Alternatively, the States could levy a tax rate (or rates) on the uniform tax base, potentially providing the States with more scope to change the structure of rates and thresholds. However, this could lead to a proliferation of marginal tax rate structures across the different States. Accordingly to ameliorate interaction with distributional policies and to limit complexity, it would be sensible under this approach to have some restrictions on the choices States had over rates and thresholds. A suitable approach may be the States being restricted to levying a flat rate of tax on income above the tax-free threshold.
If a personal income tax base sharing arrangement was desired, consideration would need to be given to how alternative approaches would impact on the complexity of the personal income tax structure and the administrative arrangements for returning revenue to the States. The personal income tax is also a key mechanism for the Australian government to influence workforce participation. The rate that States could levy in addition to the Australian government's personal income tax rates would need to be determined with careful consideration of participation objectives, particularly the relationship between the personal income tax and the transfer systems.
If the States required additional fiscal autonomy, they could raise revenue from sharing the personal income tax base. This could be done by the States levying a flat rate surcharge on income tax payable to the Australian government or a flat rate of tax on income above the tax-free threshold. The Australian government would need to reduce its rates of personal income tax and the States would receive lower revenue from grants or an existing revenue sharing arrangement. Any tax base sharing arrangement would need to be designed so that it was consistent with national objectives for redistribution and workforce participation and avoiding additional complexity.

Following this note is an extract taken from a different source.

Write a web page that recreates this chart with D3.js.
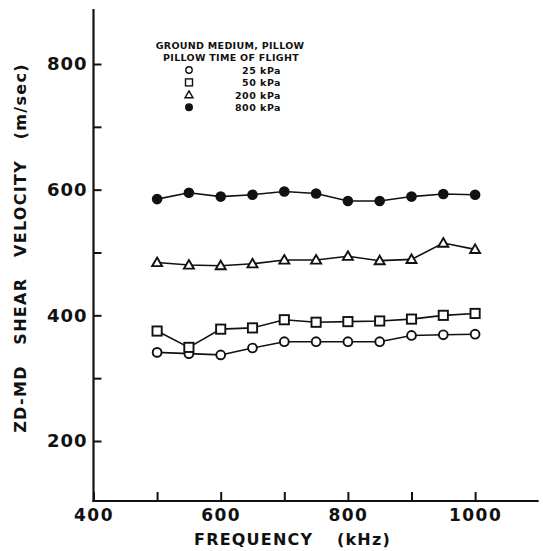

The reform directions suggest a reduced role for the States in the administration of taxes in the future. The abolition of a number of State taxes with the replacement revenue largely coming from centrally administered taxes would mean that the States could devote fewer resources to tax administration.
There is a possibility in the future that a single national body — the ATO or a successor organisation — could collect and administer all the taxes in the federation. This would reduce the costs of having separate administrations for each State and provide an opportunity to further reduce complexity in the overall tax system. However, if all State taxes were centrally administered, it would reduce the autonomy that States enjoy in raising their revenue. The States would need to decide if differences in taxes across the States are sufficient to warrant separate administrations. If in the future there were substantial convergence in the way States levied their taxes, the costs of maintaining separate administrations may outweigh the benefits.
Longer-term reforms to the administration of taxes and transfers and changes in the way that people interact with the tax and transfer system are also relevant to State taxes. For example, an online client account could be used by all levels of government to give people up-to-date personalised information, including information about liability for State taxes and charges (for more on the online client account, see Section G4 Client experience of the tax and transfer system).
5 The legislation allowing the States to impose a surcharge was repealed in 1989.